I have been an instructor at the first three Canadian Symposia, and two Symposia on Whidbey Island, as well as the organizer of the Canadian Symposia for the last two years -all of which have been sponsored by the NWSSA. I have enjoyed the opportunity to share and learn from the other sculptors I have met through this forum. I think the NWSSA is a valuable organization for exchange and support for both the beginner and professional sculptor.

 

About my work:

In my work, I enjoy the challenge of bringing the tender images which live within my mind out of pieces of stone, I work primarily with marble, granite, and sandstone. I would describe my work as being playful, having simple flowing forms, open to interpretation, portraying feelings and moods. Commissioned works are exact and precise, portraying the client's ideas rather than mine. Aspects of my life are also reflected in my work, such as: energetic, analytical, independent, practical, philosophical, and spiritual. I am a practical sculptress, less is often more for me. I consider my work well thought out and disciplined, more calculated than free form. I use texture rather than detail, and prefer form in place of polish.

How I go about my work:

Most often I get ideas from the shape of the stone. If you look at the picture of the "Zephyros", the flat side was already in the stone, all I had to do was to make it smooth

and polish it. If I don't get any ideas from the stone I sometimes will take a big hammer and bang some corners off: this will change the shape enough so I can see something in it.

 

Of course, if I have a commission I work differently. Ifit has to be something specific, I make a model out of clay and produce a plaster of paris mold and positive from it so the customer can approve it before I cut into the stone. Otherwise I will simply sketch the design on the stone and start to work. I also do commissions for grave markers and because I don't sandblast them they all look unique. For this work I use the air hammer to chisel out the letters and relief, but it takes practice to get those letters all straight doing it free hand!

 

I prefer working with hand tools, although they scem to be slower than the power tools. I can work with hand tools all day, whereas the power tools are very strenuous for my body and I have to quit much earlier than with hand tools.

 

The tools I use are different from what most people here are using. I have a big round wooden mallet similar to the carpenters mallet but bigger (it weighs about 2 pounds). I also have a big bushing hammer which I use for all kinds of things. Because I can't find these kinds of tools here I get them specially from Europe.

 

I have recently been given a few chunks of stone and I didn't recognize what they were, even after working with them. I found out, thanks to George Pratt, that they are onyx. I found it to be very different to work with; it would flake rather than chip and was very unpredictable. At the beginning I was very careful not to work it too thin, but then I got bolder and found out that that I can work it quite thin.

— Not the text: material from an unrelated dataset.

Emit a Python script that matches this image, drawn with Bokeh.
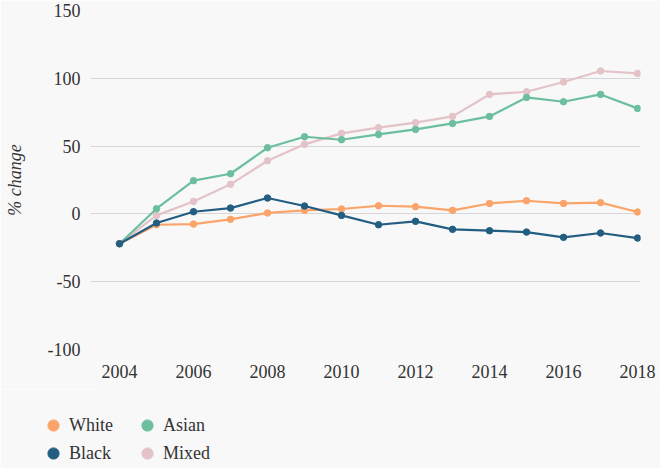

This spring I won a public art competition for the Municipality of Whistler. You can see the material waiting to be worked on in the picture of my studio (photo above left). That's what I am working on right now. It is a wheelchair accessible drinking fountain made out of Vancouver Island marble, standing about three feet tall and measuring three and a half feet long. It will be installed in Whistler in the spring of 2000.

 

One thing I would like to mention is the size of my studio: it measures about 10' x 10 '. Why do I mention this? Because so often people imagine all sculptors have these great big places to work in and exhibit their work. Sometimes one feels like you can't create without a big work area, but although I must admit it is nice to have space - it is not necessary in order to create beautiful work. Heres to all of us who work in a garage, the basement or the re-modeled wood shed next to our house!